§ WHAT THE EXERCISE ASKS: Will you repeat only the lines from the one with "What React, TypeScript" through the one with "import * as echarts", both included, leaving every picture out?

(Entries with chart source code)
======

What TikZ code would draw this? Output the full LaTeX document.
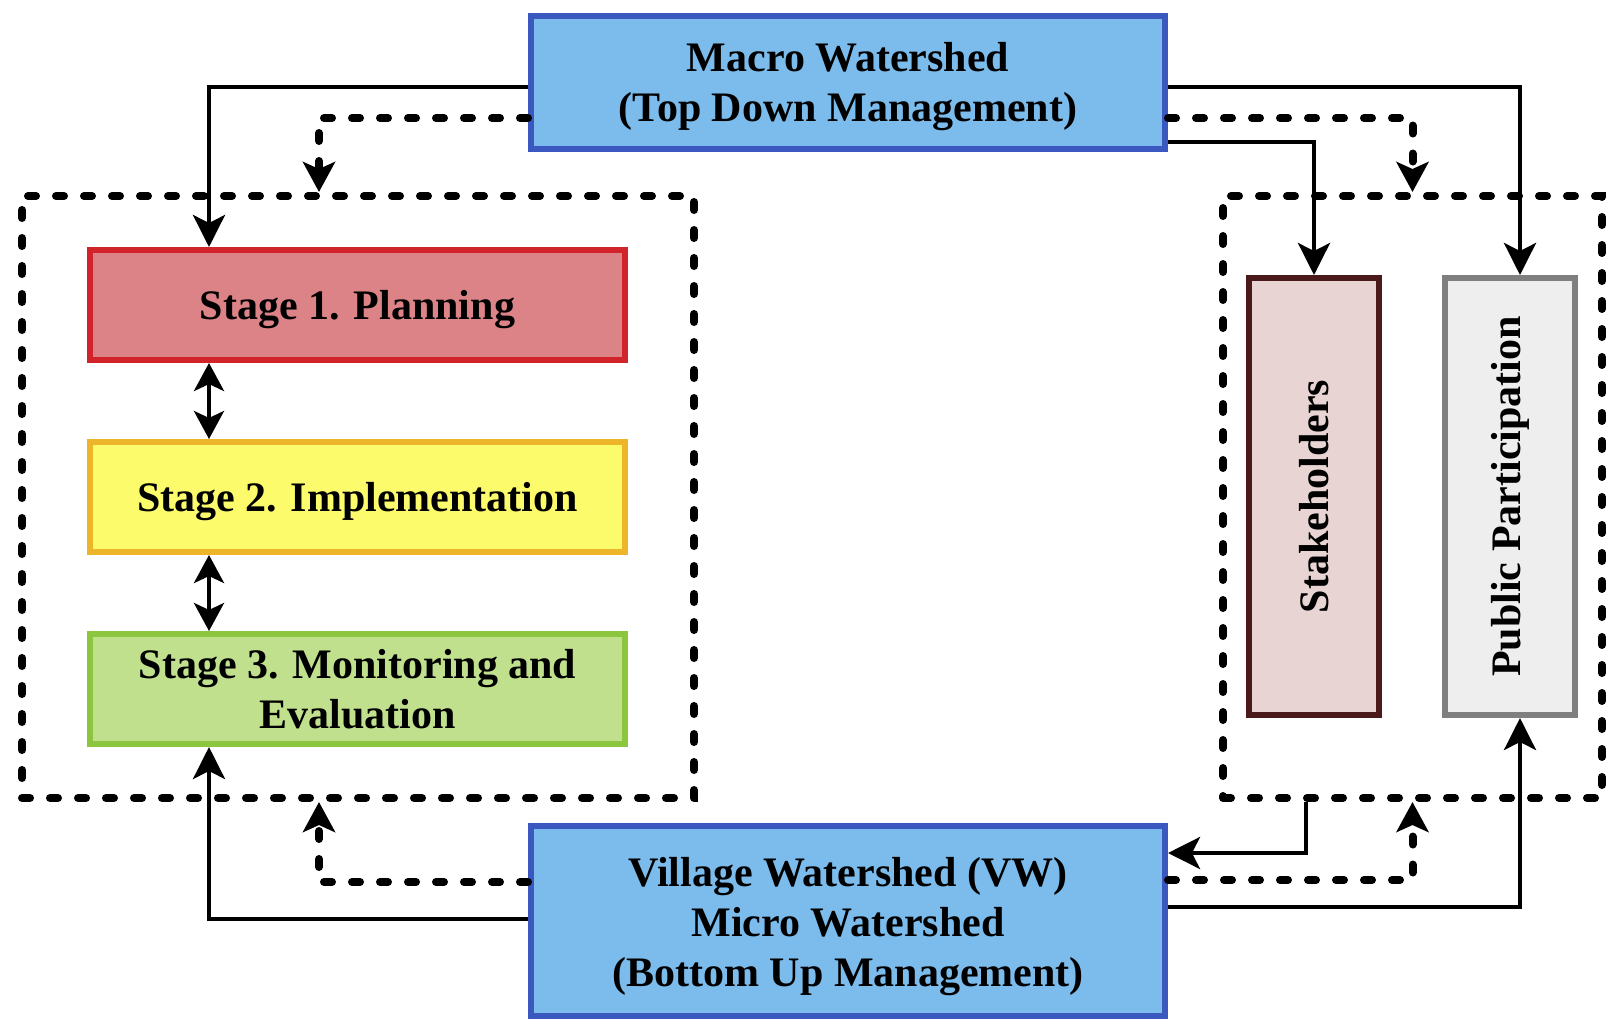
\documentclass[tikz,border=0pt]{standalone}
\usepackage{fontspec}
\setmainfont{Liberation Serif}
\usepackage{graphicx}
\usetikzlibrary{arrows.meta}
\definecolor{macrofill}{HTML}{7CBCEC}
\definecolor{macroline}{HTML}{3A58C0}
\definecolor{s1fill}{HTML}{DB8386}
\definecolor{s1line}{HTML}{D2232A}
\definecolor{s2fill}{HTML}{FBFB6B}
\definecolor{s2line}{HTML}{EDB52A}
\definecolor{s3fill}{HTML}{C0E08E}
\definecolor{s3line}{HTML}{8CC63F}
\definecolor{shfill}{HTML}{E8D4D3}
\definecolor{shline}{HTML}{4A1A1A}
\definecolor{ppfill}{HTML}{EEEEEE}
\definecolor{ppline}{HTML}{7F7F7F}
\begin{document}
\begin{tikzpicture}[x=0.5pt,y=-0.5pt,
  box/.style={draw, line width=3pt, align=center, inner sep=0pt,
    font=\bfseries\fontsize{21pt}{25pt}\selectfont},
  conn/.style={line width=2.2pt, -{Stealth[length=16pt,width=16pt,inset=4pt]}},
  dconn/.style={line width=4pt, line cap=round, dash pattern=on 4pt off 10pt,
    -{Stealth[length=15pt,width=16pt,inset=3.5pt]}},
  twoway/.style={line width=2.2pt, {Stealth[length=14pt,width=15pt,inset=3.5pt]}-{Stealth[length=14pt,width=15pt,inset=3.5pt]}},
  container/.style={draw, line width=4pt, line cap=round, dash pattern=on 4pt off 10pt, inner sep=0pt}
]
\fill[white] (0,0) rectangle (1614,1024);
\useasboundingbox (0,0) rectangle (1614,1024);

% dashed containers
\node[container, minimum width=336pt, minimum height=301pt] (lc) at (358,497) {};
\node[container, minimum width=189.5pt, minimum height=301pt] (rc) at (1412.5,497) {};

% main boxes
\node[box, fill=macrofill, draw=macroline, minimum width=317pt, minimum height=66.5pt,
  text height=41.5pt, text depth=2.3pt] (macro) at (848,82.5)
  {Macro Watershed\\(Top Down Management)};
\node[box, fill=macrofill, draw=macroline, minimum width=317pt, minimum height=95pt,
  text height=67.5pt, text depth=1.6pt] (vil) at (848,921)
  {Village Watershed (VW)\\Micro Watershed\\(Bottom Up Management)};

\node[box, fill=s1fill, draw=s1line, minimum width=267.5pt, minimum height=55pt,
  text height=16.7pt, text depth=2pt] (s1) at (357.5,305)
  {Stage 1. Planning};
\node[box, fill=s2fill, draw=s2line, minimum width=267.5pt, minimum height=55pt,
  text height=16.7pt, text depth=2pt] (s2) at (357.5,497)
  {Stage 2. Implementation};
\node[box, fill=s3fill, draw=s3line, minimum width=267.5pt, minimum height=55pt] (s3) at (357.5,689)
  {Stage 3. Monitoring and\\Evaluation};

\node[box, fill=shfill, draw=shline, minimum width=65pt, minimum height=218.5pt] (sh) at (1314,496.5)
  {\rotatebox{90}{Stakeholders}};
\node[box, fill=ppfill, draw=ppline, minimum width=65pt, minimum height=218.5pt] (pp) at (1510,496.5)
  {\rotatebox{90}{Public Participation}};

% top connectors
\draw[conn] ([yshift=-2.25pt]macro.west) -| ([xshift=-74.25pt]s1.north);
\draw[dconn] ([yshift=-17.75pt]macro.west) -| ([xshift=-19.5pt]lc.north);
\draw[conn] ([yshift=-2.25pt]macro.east) -| ([xshift=5pt]pp.north);
\draw[dconn] ([yshift=-17.75pt]macro.east) -| (rc.north);
\draw[conn] ([yshift=-29.75pt]macro.east) -| (sh.north);

% stage links
\draw[twoway] ([xshift=-74.25pt]s1.south) -- ([xshift=-74.25pt]s2.north);
\draw[twoway] ([xshift=-74.25pt]s2.south) -- ([xshift=-74.25pt]s3.north);

% bottom connectors
\draw[conn] ([yshift=1pt]vil.west) -| ([xshift=-74.25pt]s3.south);
\draw[dconn] ([yshift=19.5pt]vil.west) -| ([xshift=-19.5pt]lc.south);
\draw[conn] ([xshift=-53.25pt]rc.south) |- ([yshift=34pt]vil.east);
\draw[dconn] ([yshift=20.5pt]vil.east) -| (rc.south);
\draw[conn] ([yshift=7pt]vil.east) -| ([xshift=5pt]pp.south);
\end{tikzpicture}
\end{document}
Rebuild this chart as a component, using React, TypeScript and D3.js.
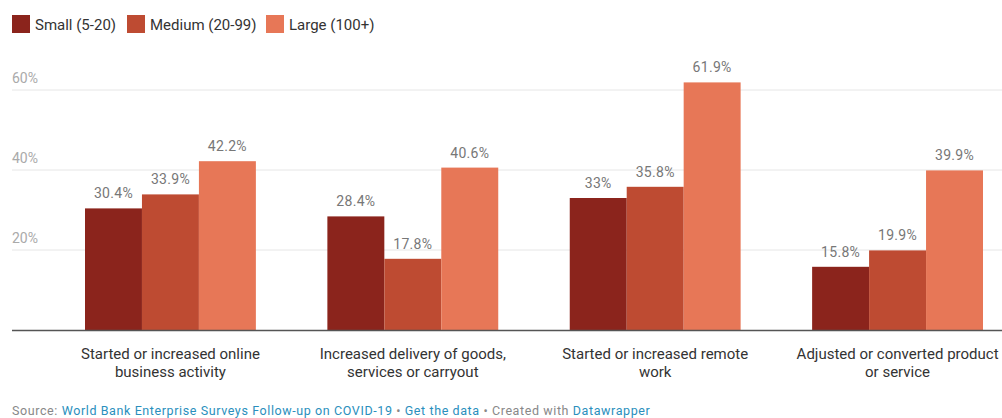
import React from "react";
import * as d3 from "d3";

const categories = [
  "Started or increased online business activity",
  "Increased delivery of goods, services or carryout",
  "Started or increased remote work",
  "Adjusted or converted product or service",
];
const categoryLines = [
  ["Started or increased online", "business activity"],
  ["Increased delivery of goods,", "services or carryout"],
  ["Started or increased remote", "work"],
  ["Adjusted or converted product", "or service"],
];
const seriesNames = ["Small (5-20)", "Medium (20-99)", "Large (100+)"];
const small = [30.4, 28.4, 33, 15.8];
const medium = [33.9, 17.8, 35.8, 19.9];
const large = [42.2, 40.6, 61.9, 39.9];
const yTicks = [20, 40, 60];
const colors = ["#8b241c", "#be4b32", "#e77757"];

export default function App() {
  const W = 1002, H = 418;
  const series = [small, medium, large];
  const y = d3.scaleLinear().domain([0, 60]).range([330, 90]);
  const x0 = d3.scaleBand().domain(categories).range([49.25, 1018.75]).paddingInner(0.295).paddingOuter(0.1475);
  const x1 = d3.scaleBand().domain(seriesNames).range([0, x0.bandwidth()]);
  const font = "Roboto, sans-serif";
  const legendX = [12, 127, 266];
  return (
    <svg width={W} height={H} style={{ position: "absolute", left: 0, top: 0, fontFamily: font }}>
      <rect width={W} height={H} fill="#fff" />
      {seriesNames.map((s, i) => (
        <g key={s} transform={`translate(${legendX[i]},15)`}>
          <rect width={18} height={18} fill={colors[i]} />
          <text x={23} y={14.5} fontSize={15} fill="#333">{s}</text>
        </g>
      ))}
      {yTicks.map((t) => (
        <g key={t}>
          <line x1={12} x2={1002} y1={y(t)} y2={y(t)} stroke="#e6e6e6" strokeWidth={1} />
          <text x={12} y={y(t) - 7} fontSize={14} fill="#aaa">{t}%</text>
        </g>
      ))}
      {categories.map((c, ci) => (
        <g key={c} transform={`translate(${x0(c)},0)`}>
          {series.map((vals, si) => {
            const v = vals[ci];
            const bx = x1(seriesNames[si])!;
            return (
              <g key={si}>
                <rect x={bx} y={y(v)} width={x1.bandwidth()} height={y(0) - y(v)} fill={colors[si]} />
                <text x={bx + x1.bandwidth() / 2} y={y(v) - 10} textAnchor="middle" fontSize={14} letterSpacing={0.3} fill="#777">{v}%</text>
              </g>
            );
          })}
          {categoryLines[ci].map((l, li) => (
            <text key={li} x={x0.bandwidth() / 2} y={359 + li * 17.5} textAnchor="middle" fontSize={15} fill="#333">{l}</text>
          ))}
        </g>
      ))}
      <line x1={12} x2={1002} y1={y(0) + 0.5} y2={y(0) + 0.5} stroke="#555" strokeWidth={1.5} />
      <text x={12} y={415} fontSize={12.5} letterSpacing={0.6} fill="#888">
        Source: <tspan fill="#2a8fbd">World Bank Enterprise Surveys Follow-up on COVID-19</tspan> • <tspan fill="#2a8fbd">Get the data</tspan> • Created with <tspan fill="#2a8fbd">Datawrapper</tspan>
      </text>
    </svg>
  );
}
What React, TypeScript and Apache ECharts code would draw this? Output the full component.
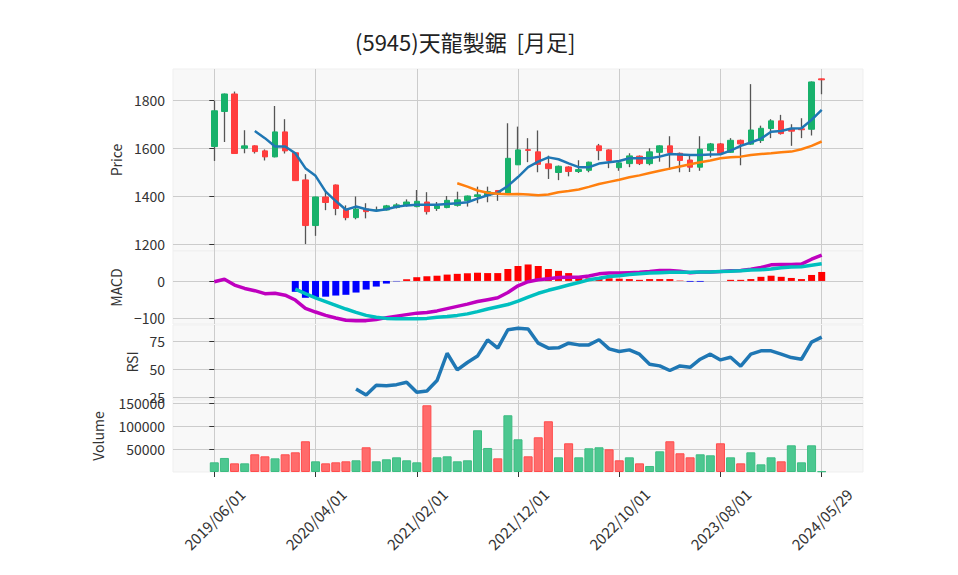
import React, { useEffect, useRef } from "react";
import * as echarts from "echarts";

const dates = [
  "2019/06/01", "2019/07/01", "2019/08/01", "2019/09/01", "2019/10/01", "2019/11/01", "2019/12/01",
  "2020/01/01", "2020/02/01", "2020/03/01", "2020/04/01", "2020/05/01", "2020/06/01", "2020/07/01",
  "2020/08/01", "2020/09/01", "2020/10/01", "2020/11/01", "2020/12/01",
  "2021/01/01", "2021/02/01", "2021/03/01", "2021/04/01", "2021/05/01", "2021/06/01", "2021/07/01",
  "2021/08/01", "2021/09/01", "2021/10/01", "2021/11/01", "2021/12/01",
  "2022/01/01", "2022/02/01", "2022/03/01", "2022/04/01", "2022/05/01", "2022/06/01", "2022/07/01",
  "2022/08/01", "2022/09/01", "2022/10/01", "2022/11/01", "2022/12/01",
  "2023/01/01", "2023/02/01", "2023/03/01", "2023/04/01", "2023/05/01", "2023/06/01", "2023/07/01",
  "2023/08/01", "2023/09/01", "2023/10/01", "2023/11/01", "2023/12/01",
  "2024/01/01", "2024/02/01", "2024/03/01", "2024/04/01", "2024/05/01", "2024/05/29",
];

const opens = [
  1607, 1753, 1826, 1600, 1610, 1589, 1564, 1668, 1581, 1468, 1278, 1397, 1447, 1346, 1311, 1347,
  1340, 1343, 1353, 1362, 1357, 1376, 1349, 1353, 1362, 1382, 1399, 1403, 1424, 1413, 1531, 1594,
  1585, 1535, 1499, 1522, 1503, 1508, 1610, 1593, 1519, 1536, 1567, 1536, 1583, 1610, 1579, 1551,
  1521, 1590, 1618, 1583, 1633, 1617, 1632, 1682, 1714, 1682, 1681, 1679, 1889,
];
const closes = [
  1756, 1826, 1578, 1610, 1586, 1564, 1668, 1589, 1465, 1278, 1397, 1374, 1349, 1311, 1347, 1336,
  1343, 1360, 1364, 1376, 1379, 1336, 1360, 1383, 1385, 1401, 1406, 1419, 1413, 1558, 1593, 1591,
  1533, 1515, 1525, 1503, 1511, 1542, 1590, 1549, 1539, 1568, 1536, 1585, 1610, 1582, 1549, 1521,
  1596, 1618, 1579, 1633, 1618, 1676, 1683, 1714, 1661, 1671, 1677, 1876, 1885,
];
const highs = [
  1797, 1828, 1836, 1675, 1612, 1595, 1776, 1721, 1583, 1492, 1399, 1418, 1449, 1362, 1399, 1371,
  1357, 1364, 1371, 1387, 1426, 1417, 1376, 1401, 1419, 1403, 1440, 1440, 1426, 1704, 1690, 1642,
  1674, 1569, 1528, 1525, 1550, 1544, 1618, 1595, 1542, 1579, 1570, 1600, 1612, 1650, 1582, 1568,
  1650, 1622, 1622, 1642, 1636, 1867, 1694, 1721, 1739, 1700, 1725, 1878, 1890,
];
const lows = [
  1547, 1626, 1578, 1579, 1578, 1549, 1562, 1578, 1465, 1201, 1235, 1342, 1321, 1300, 1304, 1308,
  1335, 1341, 1349, 1357, 1354, 1324, 1339, 1350, 1357, 1357, 1371, 1375, 1381, 1411, 1530, 1542,
  1500, 1472, 1467, 1483, 1497, 1500, 1550, 1517, 1506, 1521, 1530, 1529, 1544, 1510, 1500, 1501,
  1506, 1562, 1572, 1581, 1529, 1614, 1622, 1642, 1657, 1610, 1642, 1653, 1825,
];

const ma5 = [
  null, null, null, null, 1672, 1642, 1607, 1607, 1579, 1517, 1485, 1419, 1380, 1344, 1357, 1346,
  1340, 1346, 1356, 1362, 1365, 1365, 1365, 1368, 1371, 1375, 1390, 1404, 1415, 1443, 1480, 1521,
  1544, 1562, 1554, 1537, 1521, 1521, 1536, 1542, 1547, 1558, 1558, 1558, 1565, 1576, 1574, 1572,
  1572, 1574, 1575, 1590, 1610, 1624, 1640, 1669, 1672, 1682, 1683, 1718, 1760,
];
const ma25 = [
  null, null, null, null, null, null, null, null, null, null, null, null, null, null, null, null,
  null, null, null, null, null, null, null, null, 1454, 1440, 1424, 1415, 1410, 1408, 1409, 1407,
  1404, 1407, 1417, 1422, 1428, 1439, 1451, 1460, 1469, 1479, 1487, 1497, 1506, 1515, 1524, 1533,
  1542, 1549, 1558, 1562, 1565, 1572, 1576, 1579, 1583, 1586, 1596, 1610, 1628,
];

const macd = [
  -2, 4.5, -11, -20, -26, -34, -33, -38, -51, -73, -83, -92, -99, -105, -106, -106,
  -103, -98, -94, -90, -86, -84, -80, -74, -68, -62, -55, -50, -45, -31, -13, -2,
  3, 6, 9, 10, 10, 13, 19, 21, 21, 22, 23, 25, 28, 28, 26, 22,
  24, 24, 25, 27, 28, 31, 36, 43, 44, 44, 45, 58, 69,
];
const signal = [
  null, null, null, null, null, null, null, null, -22, -34, -45, -55, -65, -75, -84, -92,
  -97, -100, -101, -101, -101, -100, -97, -95, -92, -88, -82, -75, -69, -63, -54, -43,
  -33, -25, -18, -11, -4, 3, 7, 12, 14, 17, 19, 21, 22, 23, 23, 23,
  24, 24, 25, 26, 27, 29, 30, 32, 35, 37, 38, 42, 46,
];
const hist = [
  null, null, null, null, null, null, null, null, -29, -45, -43, -42, -39, -37, -31, -23,
  -15, -7, -1, 4.5, 10, 12.5, 14, 17, 19, 20.5, 22, 21, 21, 32, 40, 44,
  40, 32, 27, 21, 9, 7, 9, 7, 6, 5, 3, 5, 5, 5, 1, -2,
  -2, 0, 0, 3, 3, 5, 11, 14, 11, 8, 5, 16, 24,
];
const rsi = [
  null, null, null, null, null, null, null, null, null, null, null, null, null, null, 32.4, 27,
  35.6, 35.3, 36.2, 38.3, 29.4, 30.6, 39.8, 64, 49.2, 55.8, 61.5, 75.9, 68.5, 84.8, 86.2, 85.4,
  72.9, 68.5, 68.8, 72.9, 71.4, 71.4, 75.9, 67.9, 65.5, 67, 63.2, 54.3, 52.8, 48.7, 52.8, 51.6,
  58.7, 63.2, 58.1, 60.5, 52.5, 63.2, 66.1, 66.1, 63.2, 60.2, 58.7, 73.8, 78.3,
];
const volume = [
  21100, 30600, 18900, 18900, 38600, 34200, 29800, 38600, 42900, 67000, 23300, 18900, 21100, 23300, 25500, 53900,
  23300, 27700, 32000, 25500, 21100, 145500, 32000, 34200, 23300, 25500, 91000, 52400, 29800, 123700, 71300, 34200,
  75700, 110600, 32000, 62600, 32000, 51700, 53900, 49500, 25500, 32000, 18900, 13100, 45100, 67000, 40800, 32000,
  38600, 36400, 62600, 32000, 18900, 42900, 16700, 32000, 23300, 58200, 21100, 58200, 1500,
];
const volUp = [
  1, 1, 0, 1, 0, 0, 1, 0, 0, 0, 1, 0, 0, 0, 1, 0,
  1, 1, 1, 1, 1, 0, 1, 1, 1, 1, 1, 1, 0, 1, 1, 0,
  0, 0, 1, 0, 1, 1, 1, 0, 0, 1, 0, 1, 1, 0, 0, 0,
  1, 1, 0, 1, 0, 1, 1, 1, 0, 1, 1, 1, 1,
];

const dateTicks = [0, 10, 20, 30, 40, 50, 60];
const priceTicks = [1200, 1400, 1600, 1800];
const macdTicks = [-100, 0];
const rsiTicks = [25, 50, 75];
const volTicks = [50000, 100000, 150000];

const UP = "#18b16b";
const DOWN = "#ff3d3d";
const WICK = "#555555";
const FONT = '"Noto Sans CJK JP", "Noto Sans", sans-serif';
const GRID = "#cccccc";
const TXT = "#333333";

const pts = (arr: (number | null)[]) =>
  arr.map((v, i) => (v == null ? null : [i, v])).filter((p) => p !== null);

const minus = (v: number) => (v < 0 ? "\u2212" + Math.abs(v) : String(v));

export default function App() {
  const ref = useRef<HTMLDivElement>(null);
  useEffect(() => {
    if (!ref.current) return;
    const chart = echarts.init(ref.current, undefined, { renderer: "svg" });
    const tops = [69, 251, 325, 400];
    const heights = [182, 73, 74, 72];
    const grids = tops.map((t, k) => ({
      left: 173,
      width: 690,
      top: t,
      height: heights[k],
      show: true,
      backgroundColor: "#f8f8f8",
      borderColor: "#efefef",
      borderWidth: 1,
    }));
    const xAxes = tops.map((_, k) => ({
      type: "value",
      gridIndex: k,
      min: -4.08,
      max: 64.08,
      axisLine: { show: false },
      axisTick: { show: k === 3, customValues: dateTicks, length: 5, lineStyle: { color: TXT } },
      axisLabel: {
        show: k === 3,
        customValues: dateTicks,
        formatter: (v: number) => dates[Math.round(v)] ?? "",
        rotate: 45,
        align: "center",
        verticalAlign: "middle",
        margin: 47,
        fontSize: 15,
        color: TXT,
        fontFamily: FONT,
      },
      splitLine: { show: true, lineStyle: { color: GRID, width: 1 } },
    }));
    const yDefs = [
      { name: "Price", min: 1172, max: 1930, ticks: priceTicks, gap: 49 },
      { name: "MACD", min: -115, max: 80, ticks: macdTicks, gap: 49 },
      { name: "RSI", min: 23.5, max: 89, ticks: rsiTicks, gap: 32 },
      { name: "Volume", min: 0, max: 157000, ticks: volTicks, gap: 68 },
    ];
    const yAxes = yDefs.map((d, k) => ({
      type: "value",
      gridIndex: k,
      min: d.min,
      max: d.max,
      name: d.name,
      nameLocation: "middle",
      nameRotate: 90,
      nameGap: d.gap,
      nameTextStyle: { fontSize: 14, color: TXT, fontFamily: FONT },
      axisLine: { show: false },
      axisTick: { show: true, customValues: d.ticks, length: 5, lineStyle: { color: TXT } },
      axisLabel: {
        customValues: d.ticks,
        formatter: (v: number) => minus(v),
        fontSize: 14,
        color: TXT,
        margin: 8,
        fontFamily: FONT,
      },
      splitLine: { show: true, lineStyle: { color: GRID, width: 1 } },
    }));

    const wickData = lows.map((l, i) => [i, l, highs[i], l, highs[i]]);
    const bodyData = opens.map((o, i) => [
      i,
      o,
      closes[i],
      Math.min(o, closes[i]),
      Math.max(o, closes[i]),
    ]);
    const histData = hist
      .map((v, i) =>
        v == null || v === 0
          ? null
          : { value: [i, v], itemStyle: { color: v < 0 ? "#0000ff" : "#ff0000" } }
      )
      .filter((p) => p !== null);
    const volData = volume.map((v, i) => ({
      value: [i, v],
      itemStyle: {
        color: volUp[i] ? "#4cc790" : "#ff6b6b",
        borderColor: volUp[i] ? "#3dbd82" : "#ff4c4c",
        borderWidth: 1,
      },
    }));

    chart.setOption({
      animation: false,
      textStyle: { fontFamily: FONT },
      title: {
        text: "(5945)天龍製鋸  [月足]",
        left: 355,
        top: 30,
        padding: 0,
        textStyle: { fontSize: 22, fontWeight: "normal", color: "#222", fontFamily: FONT },
      },
      grid: grids,
      xAxis: xAxes,
      yAxis: yAxes,
      series: [
        {
          type: "candlestick",
          xAxisIndex: 0,
          yAxisIndex: 0,
          data: wickData,
          barWidth: 0.5,
          z: 2,
          itemStyle: {
            color: WICK,
            color0: WICK,
            borderColor: WICK,
            borderColor0: WICK,
            borderWidth: 1.3,
          },
        },
        {
          type: "candlestick",
          xAxisIndex: 0,
          yAxisIndex: 0,
          data: bodyData,
          barWidth: 6,
          z: 3,
          itemStyle: {
            color: UP,
            color0: DOWN,
            borderColor: UP,
            borderColor0: DOWN,
            borderWidth: 1,
          },
        },
        {
          type: "line",
          xAxisIndex: 0,
          yAxisIndex: 0,
          data: pts(ma5),
          symbol: "none",
          z: 4,
          lineStyle: { color: "#1f77b4", width: 2.5 },
        },
        {
          type: "line",
          xAxisIndex: 0,
          yAxisIndex: 0,
          data: pts(ma25),
          symbol: "none",
          z: 4,
          lineStyle: { color: "#ff7f0e", width: 2.5 },
        },
        {
          type: "bar",
          xAxisIndex: 1,
          yAxisIndex: 1,
          data: histData,
          barWidth: 7,
          z: 2,
        },
        {
          type: "line",
          xAxisIndex: 1,
          yAxisIndex: 1,
          data: pts(macd),
          symbol: "none",
          z: 4,
          lineStyle: { color: "#bf00bf", width: 3.5 },
        },
        {
          type: "line",
          xAxisIndex: 1,
          yAxisIndex: 1,
          data: pts(signal),
          symbol: "none",
          z: 4,
          lineStyle: { color: "#00bfbf", width: 3.5 },
        },
        {
          type: "line",
          xAxisIndex: 2,
          yAxisIndex: 2,
          data: pts(rsi),
          symbol: "none",
          z: 4,
          lineStyle: { color: "#1f77b4", width: 3.5 },
        },
        {
          type: "bar",
          xAxisIndex: 3,
          yAxisIndex: 3,
          data: volData,
          barWidth: 9,
          z: 2,
        },
      ],
    });
    return () => chart.dispose();
  }, []);
  return (
    <div
      ref={ref}
      style={{ position: "fixed", left: 0, top: 0, width: 958, height: 575, background: "#fff" }}
    />
  );
}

======

§ RESULT OF THIS EXERCISE:
What React, TypeScript and Apache ECharts code would draw this? Output the full component.
import React, { useEffect, useRef } from "react";
import * as echarts from "echarts";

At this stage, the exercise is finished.